In English architecture the usual divisions are Early English, Decora­tive, and Perpendicular.

Early English Gothic developed from c. 1180 to c.1280. The most in­fluential building in the new fashion was the choir of Canterbury cathedral (1175—1184), which has many of the features of Laon cathedral.

The building retains a passage at clerestory level — an Anglo-Norman feature that remained standard in English architecture well into the 13th century. Both in the shape of the piers and in the multiplicity of attached colonettes, Canterbury resembles Laon. Colonettes became extremely pop­ular with English architects, particularly because of the large supplies of purbeck marble, which gave any elevation a special coloristic character. This is obvious at Salisbury cathedral (begun 1220), but one of the richest ex­amples of the effect is in the nave of Lincoln cathedral (begun c. 1225).

English architects for a long time retained a liking for heavy surface dec­oration: thus, when Rayonnant tracery designs were imported, they were combined with the existing repertoire of colonettes, attached shafts, and vault ribs. The result which could be extraordinarily dense — for instance, in the east (or Angel) choir (begun 1256) at Lincoln cathedral and at Ex­eter cathedral (begun before 1280) — has been called the English Deco­rated style (1280-1350).

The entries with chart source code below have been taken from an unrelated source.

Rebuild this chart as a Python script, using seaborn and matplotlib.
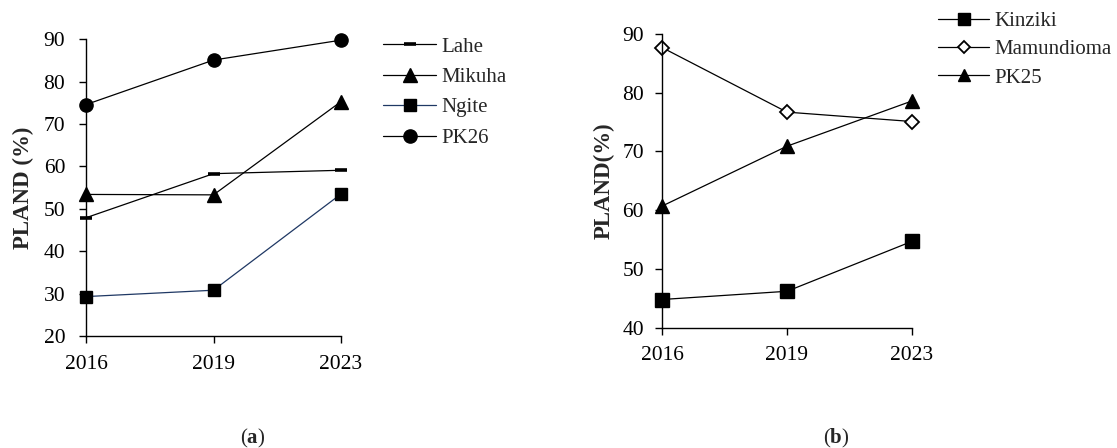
import numpy as np
import pandas as pd
import seaborn as sns
import matplotlib
matplotlib.use('Agg')
import matplotlib.pyplot as plt

# data
years = ['2016', '2019', '2023']

# panel (a)
lahe = [47.9, 58.3, 59.1]
mikuha = [53.4, 53.3, 75.3]
ngite = [29.3, 30.8, 53.5]
pk26 = [74.6, 85.1, 89.8]

# panel (b)
kinziki = [44.8, 46.2, 54.7]
mamundioma = [87.7, 76.7, 75.1]
pk25 = [60.7, 70.9, 78.6]

sns.set_theme(style='ticks')
plt.rcParams['font.family'] = ['Liberation Serif', 'DejaVu Serif']
plt.rcParams['mathtext.fontset'] = 'custom'
plt.rcParams['mathtext.rm'] = 'Liberation Serif'
plt.rcParams['mathtext.bf'] = 'Liberation Serif:bold'

W, H = 1117, 448
fig = plt.figure(figsize=(W / 100, H / 100), dpi=100)


def px_axes(x0, x1, ytop, ybot):
    return fig.add_axes([x0 / W, 1 - ybot / H, (x1 - x0) / W, (ybot - ytop) / H])


def style_axis(ax, ylo, yhi, ypad, xpad):
    ax.set_xlim(0, 2)
    ax.set_ylim(ylo, yhi)
    ax.set_yticks(np.arange(ylo, yhi + 1, 10))
    sns.despine(ax=ax)
    for s in ['left', 'bottom']:
        ax.spines[s].set_color('black')
        ax.spines[s].set_linewidth(1.0)
    ax.tick_params(axis='y', direction='out', length=5, width=1.0, color='black',
                   labelsize=15.5, pad=ypad, labelcolor='black')
    ax.tick_params(axis='x', direction='out', length=5, width=1.0, color='black',
                   labelsize=15.5, pad=xpad, labelcolor='black')
    ax.set_xlabel('')
    ax.set_ylabel('')
    ax.grid(False)


# ---- panel (a)
ax1 = px_axes(86, 341, 39.3, 336)
series_a = [
    ('Lahe', lahe, dict(marker='_', markersize=9, markeredgewidth=2.6, color='black')),
    ('Mikuha', mikuha, dict(marker='^', markersize=9.5, color='black')),
    ('Ngite', ngite, dict(marker='s', markersize=9, color='#1f3864', markerfacecolor='black')),
    ('PK26', pk26, dict(marker='o', markersize=9.5, color='black')),
]
for name, vals, kw in series_a:
    kw.setdefault('markeredgewidth', 1.0)
    sns.lineplot(x=years, y=vals, ax=ax1, label=name, linewidth=0.9, clip_on=False,
                 sort=False, markeredgecolor='black', **kw)
style_axis(ax1, 20, 90, ypad=10, xpad=9)
ax1.legend(loc='upper left', bbox_to_anchor=(383 / W, 1 - 37 / H), bbox_transform=fig.transFigure,
           frameon=False, fontsize=15, handlelength=2.55, handletextpad=0.25,
           labelspacing=0.52, borderpad=0, borderaxespad=0)

# ---- panel (b)
ax2 = px_axes(662, 912, 34, 327.7)
series_b = [
    ('Kinziki', kinziki, dict(marker='s', markersize=10.5, color='black')),
    ('Mamundioma', mamundioma, dict(marker='D', markersize=7.5, color='black',
                                    markerfacecolor='white', markeredgewidth=1.3)),
    ('PK25', pk25, dict(marker='^', markersize=9.5, color='black')),
]
for name, vals, kw in series_b:
    kw.setdefault('markeredgewidth', 1.0)
    sns.lineplot(x=years, y=vals, ax=ax2, label=name, linewidth=0.9, clip_on=False,
                 sort=False, markeredgecolor='black', **kw)
style_axis(ax2, 40, 90, ypad=8, xpad=8)
leg2 = ax2.legend(loc='upper left', bbox_to_anchor=(938 / W, 1 - 11.5 / H),
                  bbox_transform=fig.transFigure, frameon=False, fontsize=15,
                  handlelength=2.45, handletextpad=0.25, labelspacing=0.42,
                  borderpad=0, borderaxespad=0, markerscale=0.85)

# y labels
fig.text(23 / W, 1 - 187.5 / H, 'PLAND (%)', rotation=90, ha='center', va='center',
         fontsize=16.5, fontweight='bold')
fig.text(604.5 / W, 1 - 180.5 / H, 'PLAND(%)', rotation=90, ha='center', va='center',
         fontsize=16.5, fontweight='bold')

# panel captions
fig.text(252.5 / W, 1 - 438 / H, r'($\mathbf{a}$)', ha='center', va='center', fontsize=15)
fig.text(836 / W, 1 - 438 / H, r'($\mathbf{b}$)', ha='center', va='center', fontsize=15)

fig.savefig('out.png', dpi=100)
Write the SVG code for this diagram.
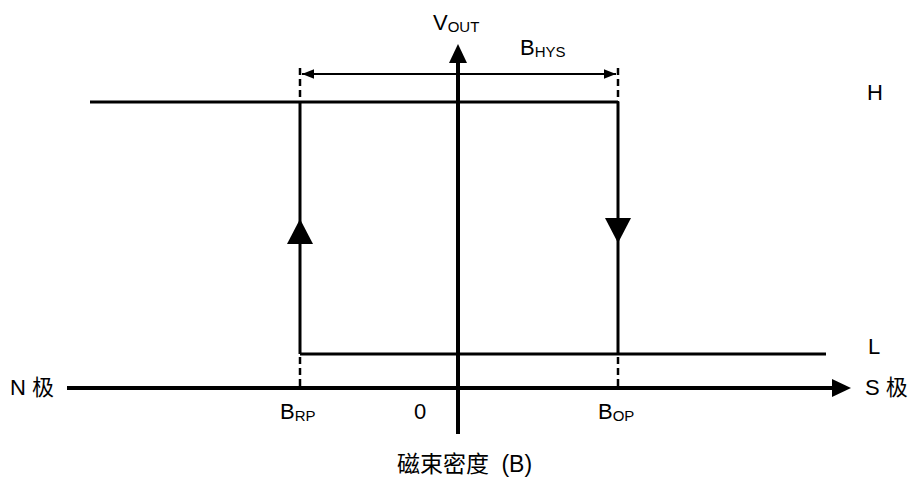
<svg xmlns="http://www.w3.org/2000/svg" width="912" height="480" viewBox="0 0 912 480">
<style>
.t{font-family:"Liberation Sans","Noto Sans CJK SC",Arial,sans-serif;font-size:22px;fill:#000}
.s{font-size:15px}
.ln{stroke:#000;stroke-width:3;fill:none}
.ax{stroke:#000;stroke-width:4;fill:none}
.d{stroke:#000;stroke-width:2.5;stroke-dasharray:7,4;fill:none}
.hy{stroke:#000;stroke-width:2;fill:none}
</style>
<defs>
<marker id="hs" viewBox="0 0 10 10" refX="10" refY="5" markerWidth="6" markerHeight="6" orient="auto-start-reverse" markerUnits="strokeWidth">
<path d="M0,1 L10,5 L0,9 z" fill="#000"/>
</marker>
</defs>
<g id="connectors">
<line class="ax" x1="67" y1="388" x2="832" y2="388"/>
<polygon points="832,379 851,388 832,397" fill="#000"/>
<line class="ax" x1="458" y1="434" x2="458" y2="63"/>
<polygon points="449,63 458,44 467,63" fill="#000"/>
<line class="ln" x1="90" y1="102" x2="618" y2="102"/>
<line class="ln" x1="300" y1="354" x2="826" y2="354"/>
<line class="ln" x1="300" y1="354" x2="300" y2="102"/>
<line class="ln" x1="618" y1="102" x2="618" y2="354"/>
<polygon points="287,244 300,219 313,244" fill="#000"/>
<polygon points="605,218 618,243 631,218" fill="#000"/>
<line class="d" x1="300" y1="68" x2="300" y2="102"/>
<line class="d" x1="618" y1="68" x2="618" y2="102"/>
<line class="d" x1="300" y1="357" x2="300" y2="386"/>
<line class="d" x1="618" y1="357" x2="618" y2="386"/>
<line class="hy" x1="302" y1="74" x2="616" y2="74" marker-start="url(#hs)" marker-end="url(#hs)"/>
</g>
<g id="labels">
<text class="t" x="433" y="30">V<tspan class="s" dy="2">OUT</tspan></text>
<text class="t" x="520" y="55">B<tspan class="s" dy="2">HYS</tspan></text>
<text class="t" x="867" y="100">H</text>
<text class="t" x="868" y="354">L</text>
<text class="t" x="10" y="395">N 极</text>
<text class="t" x="865" y="395">S 极</text>
<text class="t" x="280" y="419">B<tspan class="s" dy="2">RP</tspan></text>
<text class="t" x="414" y="419">0</text>
<text class="t" x="598" y="419">B<tspan class="s" dy="2">OP</tspan></text>
<text class="t" x="397" y="472" style="font-size:23px">磁束密度 <tspan dx="6">(B)</tspan></text>
</g>
</svg>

The architectural affects achieved (notably the retrochair of Wells ca­thedral or the choir of St. Augustine, Bristol) were more inventive gener­ally than those of contemporary continental buildings.

English Gothic came to an end with the final flowering of the Perpen­dicular style (c. 1350—1550). It was characterized by vertical emphasis in structure and by elaborate fan vaults.

The first major surviving statement of Perpendicular style is probably the choir of Gloucester cathedral (begun soon after 1330). Other major monuments were St. Stephen's Chapel, Westminster (begun 1292 but now mostly destroyed) and York Minster nave (begun 1291), St. George's Chap­el, Windsor, King's College Chapel, Cambridge (1444), the naves of Win­chester (c. 1480), and Canterbury (c. 1400), the Chapel of Henry VII at Westminster Abbey.

Gothic was essentially the style of the Catholic countries of Europe. It was also carried to Cyprus, Malta, Syria, and Palestine by the Crusaders and their successors in the Mediterranean. The forms that were developed within the style on a regional basis were often of great beauty and com­plexity. They were used for all secular buildings, as well as for cathedrals, churches, and monasteries.

By the Gothic Survival is meant the survival of Gothic forms, particu­larly in provincial traditional building.

It developed after the advent of the Renaissance and into the 17th cen­tury. It should be differed from the Gothic Revival (Neo-Gothic) in the 18th — the 19th centuries.